Records
----------------
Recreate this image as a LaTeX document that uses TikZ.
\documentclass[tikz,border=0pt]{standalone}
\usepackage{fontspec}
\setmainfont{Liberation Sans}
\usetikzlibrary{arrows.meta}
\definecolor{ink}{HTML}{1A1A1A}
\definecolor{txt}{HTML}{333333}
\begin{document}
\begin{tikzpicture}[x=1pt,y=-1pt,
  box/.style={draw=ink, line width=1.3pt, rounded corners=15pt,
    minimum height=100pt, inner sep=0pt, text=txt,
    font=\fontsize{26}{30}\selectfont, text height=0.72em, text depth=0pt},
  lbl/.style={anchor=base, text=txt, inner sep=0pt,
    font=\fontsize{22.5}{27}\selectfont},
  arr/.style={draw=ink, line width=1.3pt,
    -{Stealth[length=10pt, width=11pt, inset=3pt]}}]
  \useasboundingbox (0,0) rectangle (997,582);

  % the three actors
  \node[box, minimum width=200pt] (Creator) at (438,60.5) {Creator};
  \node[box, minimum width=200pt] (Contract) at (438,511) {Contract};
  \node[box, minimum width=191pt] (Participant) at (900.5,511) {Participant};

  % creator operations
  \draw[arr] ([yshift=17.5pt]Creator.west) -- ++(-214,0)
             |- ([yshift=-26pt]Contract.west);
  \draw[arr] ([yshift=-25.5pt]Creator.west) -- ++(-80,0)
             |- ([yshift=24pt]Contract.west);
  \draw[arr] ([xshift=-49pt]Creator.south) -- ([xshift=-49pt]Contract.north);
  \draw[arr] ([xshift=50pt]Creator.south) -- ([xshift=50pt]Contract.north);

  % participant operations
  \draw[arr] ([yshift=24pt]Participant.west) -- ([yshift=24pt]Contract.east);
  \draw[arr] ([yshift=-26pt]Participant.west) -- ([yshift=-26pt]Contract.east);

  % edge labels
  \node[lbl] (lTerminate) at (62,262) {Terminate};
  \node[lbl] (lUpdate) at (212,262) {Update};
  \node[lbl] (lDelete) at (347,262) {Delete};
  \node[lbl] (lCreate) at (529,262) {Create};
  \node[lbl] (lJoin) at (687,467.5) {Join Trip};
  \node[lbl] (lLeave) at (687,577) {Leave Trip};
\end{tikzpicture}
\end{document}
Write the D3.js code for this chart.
----------------
Take the data above and return it exactly.

Recreate this image as a LaTeX document that uses TikZ.
\documentclass[tikz,border=0pt]{standalone}
\usepackage{fontspec}
\setmainfont{Liberation Sans}
\usetikzlibrary{arrows.meta}
\definecolor{ink}{HTML}{1A1A1A}
\definecolor{txt}{HTML}{333333}
\begin{document}
\begin{tikzpicture}[x=1pt,y=-1pt,
  box/.style={draw=ink, line width=1.3pt, rounded corners=15pt,
    minimum height=100pt, inner sep=0pt, text=txt,
    font=\fontsize{26}{30}\selectfont, text height=0.72em, text depth=0pt},
  lbl/.style={anchor=base, text=txt, inner sep=0pt,
    font=\fontsize{22.5}{27}\selectfont},
  arr/.style={draw=ink, line width=1.3pt,
    -{Stealth[length=10pt, width=11pt, inset=3pt]}}]
  \useasboundingbox (0,0) rectangle (997,582);

  % the three actors
  \node[box, minimum width=200pt] (Creator) at (438,60.5) {Creator};
  \node[box, minimum width=200pt] (Contract) at (438,511) {Contract};
  \node[box, minimum width=191pt] (Participant) at (900.5,511) {Participant};

  % creator operations
  \draw[arr] ([yshift=17.5pt]Creator.west) -- ++(-214,0)
             |- ([yshift=-26pt]Contract.west);
  \draw[arr] ([yshift=-25.5pt]Creator.west) -- ++(-80,0)
             |- ([yshift=24pt]Contract.west);
  \draw[arr] ([xshift=-49pt]Creator.south) -- ([xshift=-49pt]Contract.north);
  \draw[arr] ([xshift=50pt]Creator.south) -- ([xshift=50pt]Contract.north);

  % participant operations
  \draw[arr] ([yshift=24pt]Participant.west) -- ([yshift=24pt]Contract.east);
  \draw[arr] ([yshift=-26pt]Participant.west) -- ([yshift=-26pt]Contract.east);

  % edge labels
  \node[lbl] (lTerminate) at (62,262) {Terminate};
  \node[lbl] (lUpdate) at (212,262) {Update};
  \node[lbl] (lDelete) at (347,262) {Delete};
  \node[lbl] (lCreate) at (529,262) {Create};
  \node[lbl] (lJoin) at (687,467.5) {Join Trip};
  \node[lbl] (lLeave) at (687,577) {Leave Trip};
\end{tikzpicture}
\end{document}
Write the D3.js code for this chart.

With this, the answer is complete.